### INSTRUCTIONS FOR THE TASK
Print all of the lines exactly. Any picture among them stays out.

— BEGIN —

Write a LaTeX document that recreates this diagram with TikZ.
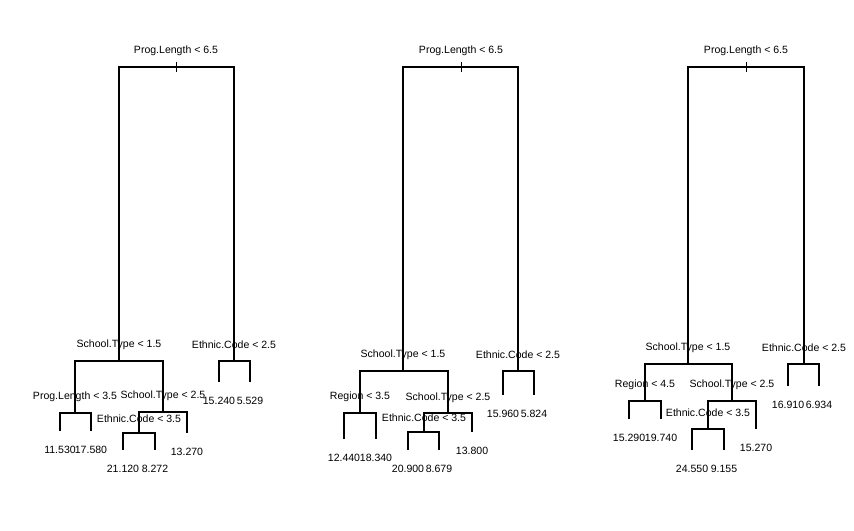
\documentclass[tikz,border=0pt]{standalone}
\usepackage{fontspec}
\setmainfont{Liberation Sans}
\tikzset{
  split/.style={font=\fontsize{7.9}{9}\selectfont, yshift=12.5pt},
  leaf/.style={font=\fontsize{7.9}{9}\selectfont, yshift=-14.5pt},
  branch/.style={line width=1pt},
}
\begin{document}
\begin{tikzpicture}[x=0.75pt,y=-0.75pt]
    \useasboundingbox (0,0) rectangle (854,531);
    % first tree
    \coordinate (ra) at (176,67);
    \coordinate (al) at (119,361);   \coordinate (ar) at (234,361);
    \coordinate (all) at (75,413);   \coordinate (alr) at (163,412);
    \coordinate (alrl) at (139,433);
    \coordinate (a1) at (60,431);    \coordinate (a2) at (91,431);
    \coordinate (a3) at (123,450);   \coordinate (a4) at (155,450);
    \coordinate (a5) at (187,433);
    \coordinate (a6) at (219,382);   \coordinate (a7) at (250,382);
    \draw[branch] (al) |- (ra) -| (ar);
    \draw[branch] (all) |- (al) -| (alr);
    \draw[branch] (a1) |- (all) -| (a2);
    \draw[branch] (alrl) |- (alr) -| (a5);
    \draw[branch] (a3) |- (alrl) -| (a4);
    \draw[branch] (a6) |- (ar) -| (a7);
    \draw[thin] ([yshift=4pt]ra) -- ([yshift=-4pt]ra);
    \node[split] (tra) at (ra) {Prog.Length < 6.5};
    \node[split] (tal) at (al) {School.Type < 1.5};
    \node[split] (tar) at (ar) {Ethnic.Code < 2.5};
    \node[split] (tall) at (all) {Prog.Length < 3.5};
    \node[split] (talr) at (alr) {School.Type < 2.5};
    \node[split,yshift=-1.5pt] (talrl) at (alrl) {Ethnic.Code < 3.5};
    \node[leaf] (ta1) at (a1) {11.530};
    \node[leaf] (ta2) at (a2) {17.580};
    \node[leaf] (ta3) at (a3) {21.120};
    \node[leaf] (ta4) at (a4) {8.272};
    \node[leaf] (ta5) at (a5) {13.270};
    \node[leaf] (ta6) at (a6) {15.240};
    \node[leaf] (ta7) at (a7) {5.529};
    % second tree
    \coordinate (rb) at (461,67);
    \coordinate (bl) at (403,371);   \coordinate (br) at (518,371);
    \coordinate (bll) at (360,413);  \coordinate (blr) at (448,413);
    \coordinate (blrl) at (424,432);
    \coordinate (b1) at (344,439);   \coordinate (b2) at (376,439);
    \coordinate (b3) at (408,450);   \coordinate (b4) at (439,450);
    \coordinate (b5) at (472,432);
    \coordinate (b6) at (503,395);   \coordinate (b7) at (534,395);
    \draw[branch] (bl) |- (rb) -| (br);
    \draw[branch] (bll) |- (bl) -| (blr);
    \draw[branch] (b1) |- (bll) -| (b2);
    \draw[branch] (blrl) |- (blr) -| (b5);
    \draw[branch] (b3) |- (blrl) -| (b4);
    \draw[branch] (b6) |- (br) -| (b7);
    \draw[thin] ([yshift=4pt]rb) -- ([yshift=-4pt]rb);
    \node[split] (trb) at (rb) {Prog.Length < 6.5};
    \node[split] (tbl) at (bl) {School.Type < 1.5};
    \node[split] (tbr) at (br) {Ethnic.Code < 2.5};
    \node[split] (tbll) at (bll) {Region < 3.5};
    \node[split,yshift=-1pt] (tblr) at (blr) {School.Type < 2.5};
    \node[split,yshift=-1.5pt] (tblrl) at (blrl) {Ethnic.Code < 3.5};
    \node[leaf] (tb1) at (b1) {12.440};
    \node[leaf] (tb2) at (b2) {18.340};
    \node[leaf] (tb3) at (b3) {20.900};
    \node[leaf] (tb4) at (b4) {8.679};
    \node[leaf] (tb5) at (b5) {13.800};
    \node[leaf] (tb6) at (b6) {15.960};
    \node[leaf] (tb7) at (b7) {5.824};
    % third tree
    \coordinate (rc) at (746,67);
    \coordinate (cl) at (688,364);   \coordinate (cr) at (804,364);
    \coordinate (cll) at (645,401);  \coordinate (clr) at (732,401);
    \coordinate (clrl) at (708,429);
    \coordinate (c1) at (629,419);   \coordinate (c2) at (661,419);
    \coordinate (c3) at (692,450);   \coordinate (c4) at (724,450);
    \coordinate (c5) at (756,429);
    \coordinate (c6) at (788,386);   \coordinate (c7) at (819,386);
    \draw[branch] (cl) |- (rc) -| (cr);
    \draw[branch] (cll) |- (cl) -| (clr);
    \draw[branch] (c1) |- (cll) -| (c2);
    \draw[branch] (clrl) |- (clr) -| (c5);
    \draw[branch] (c3) |- (clrl) -| (c4);
    \draw[branch] (c6) |- (cr) -| (c7);
    \draw[thin] ([yshift=4pt]rc) -- ([yshift=-4pt]rc);
    \node[split] (trc) at (rc) {Prog.Length < 6.5};
    \node[split] (tcl) at (cl) {School.Type < 1.5};
    \node[split] (tcr) at (cr) {Ethnic.Code < 2.5};
    \node[split] (tcll) at (cll) {Region < 4.5};
    \node[split] (tclr) at (clr) {School.Type < 2.5};
    \node[split] (tclrl) at (clrl) {Ethnic.Code < 3.5};
    \node[leaf] (tc1) at (c1) {15.290};
    \node[leaf] (tc2) at (c2) {19.740};
    \node[leaf] (tc3) at (c3) {24.550};
    \node[leaf] (tc4) at (c4) {9.155};
    \node[leaf] (tc5) at (c5) {15.270};
    \node[leaf] (tc6) at (c6) {16.910};
    \node[leaf] (tc7) at (c7) {6.934};
\end{tikzpicture}
\end{document}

— END —

### THE SOLUTION
Write a LaTeX document that recreates this diagram with TikZ.
\documentclass[tikz,border=0pt]{standalone}
\usepackage{fontspec}
\setmainfont{Liberation Sans}
\tikzset{
  split/.style={font=\fontsize{7.9}{9}\selectfont, yshift=12.5pt},
  leaf/.style={font=\fontsize{7.9}{9}\selectfont, yshift=-14.5pt},
  branch/.style={line width=1pt},
}
\begin{document}
\begin{tikzpicture}[x=0.75pt,y=-0.75pt]
    \useasboundingbox (0,0) rectangle (854,531);
    % first tree
    \coordinate (ra) at (176,67);
    \coordinate (al) at (119,361);   \coordinate (ar) at (234,361);
    \coordinate (all) at (75,413);   \coordinate (alr) at (163,412);
    \coordinate (alrl) at (139,433);
    \coordinate (a1) at (60,431);    \coordinate (a2) at (91,431);
    \coordinate (a3) at (123,450);   \coordinate (a4) at (155,450);
    \coordinate (a5) at (187,433);
    \coordinate (a6) at (219,382);   \coordinate (a7) at (250,382);
    \draw[branch] (al) |- (ra) -| (ar);
    \draw[branch] (all) |- (al) -| (alr);
    \draw[branch] (a1) |- (all) -| (a2);
    \draw[branch] (alrl) |- (alr) -| (a5);
    \draw[branch] (a3) |- (alrl) -| (a4);
    \draw[branch] (a6) |- (ar) -| (a7);
    \draw[thin] ([yshift=4pt]ra) -- ([yshift=-4pt]ra);
    \node[split] (tra) at (ra) {Prog.Length < 6.5};
    \node[split] (tal) at (al) {School.Type < 1.5};
    \node[split] (tar) at (ar) {Ethnic.Code < 2.5};
    \node[split] (tall) at (all) {Prog.Length < 3.5};
    \node[split] (talr) at (alr) {School.Type < 2.5};
    \node[split,yshift=-1.5pt] (talrl) at (alrl) {Ethnic.Code < 3.5};
    \node[leaf] (ta1) at (a1) {11.530};
    \node[leaf] (ta2) at (a2) {17.580};
    \node[leaf] (ta3) at (a3) {21.120};
    \node[leaf] (ta4) at (a4) {8.272};
    \node[leaf] (ta5) at (a5) {13.270};
    \node[leaf] (ta6) at (a6) {15.240};
    \node[leaf] (ta7) at (a7) {5.529};
    % second tree
    \coordinate (rb) at (461,67);
    \coordinate (bl) at (403,371);   \coordinate (br) at (518,371);
    \coordinate (bll) at (360,413);  \coordinate (blr) at (448,413);
    \coordinate (blrl) at (424,432);
    \coordinate (b1) at (344,439);   \coordinate (b2) at (376,439);
    \coordinate (b3) at (408,450);   \coordinate (b4) at (439,450);
    \coordinate (b5) at (472,432);
    \coordinate (b6) at (503,395);   \coordinate (b7) at (534,395);
    \draw[branch] (bl) |- (rb) -| (br);
    \draw[branch] (bll) |- (bl) -| (blr);
    \draw[branch] (b1) |- (bll) -| (b2);
    \draw[branch] (blrl) |- (blr) -| (b5);
    \draw[branch] (b3) |- (blrl) -| (b4);
    \draw[branch] (b6) |- (br) -| (b7);
    \draw[thin] ([yshift=4pt]rb) -- ([yshift=-4pt]rb);
    \node[split] (trb) at (rb) {Prog.Length < 6.5};
    \node[split] (tbl) at (bl) {School.Type < 1.5};
    \node[split] (tbr) at (br) {Ethnic.Code < 2.5};
    \node[split] (tbll) at (bll) {Region < 3.5};
    \node[split,yshift=-1pt] (tblr) at (blr) {School.Type < 2.5};
    \node[split,yshift=-1.5pt] (tblrl) at (blrl) {Ethnic.Code < 3.5};
    \node[leaf] (tb1) at (b1) {12.440};
    \node[leaf] (tb2) at (b2) {18.340};
    \node[leaf] (tb3) at (b3) {20.900};
    \node[leaf] (tb4) at (b4) {8.679};
    \node[leaf] (tb5) at (b5) {13.800};
    \node[leaf] (tb6) at (b6) {15.960};
    \node[leaf] (tb7) at (b7) {5.824};
    % third tree
    \coordinate (rc) at (746,67);
    \coordinate (cl) at (688,364);   \coordinate (cr) at (804,364);
    \coordinate (cll) at (645,401);  \coordinate (clr) at (732,401);
    \coordinate (clrl) at (708,429);
    \coordinate (c1) at (629,419);   \coordinate (c2) at (661,419);
    \coordinate (c3) at (692,450);   \coordinate (c4) at (724,450);
    \coordinate (c5) at (756,429);
    \coordinate (c6) at (788,386);   \coordinate (c7) at (819,386);
    \draw[branch] (cl) |- (rc) -| (cr);
    \draw[branch] (cll) |- (cl) -| (clr);
    \draw[branch] (c1) |- (cll) -| (c2);
    \draw[branch] (clrl) |- (clr) -| (c5);
    \draw[branch] (c3) |- (clrl) -| (c4);
    \draw[branch] (c6) |- (cr) -| (c7);
    \draw[thin] ([yshift=4pt]rc) -- ([yshift=-4pt]rc);
    \node[split] (trc) at (rc) {Prog.Length < 6.5};
    \node[split] (tcl) at (cl) {School.Type < 1.5};
    \node[split] (tcr) at (cr) {Ethnic.Code < 2.5};
    \node[split] (tcll) at (cll) {Region < 4.5};
    \node[split] (tclr) at (clr) {School.Type < 2.5};
    \node[split] (tclrl) at (clrl) {Ethnic.Code < 3.5};
    \node[leaf] (tc1) at (c1) {15.290};
    \node[leaf] (tc2) at (c2) {19.740};
    \node[leaf] (tc3) at (c3) {24.550};
    \node[leaf] (tc4) at (c4) {9.155};
    \node[leaf] (tc5) at (c5) {15.270};
    \node[leaf] (tc6) at (c6) {16.910};
    \node[leaf] (tc7) at (c7) {6.934};
\end{tikzpicture}
\end{document}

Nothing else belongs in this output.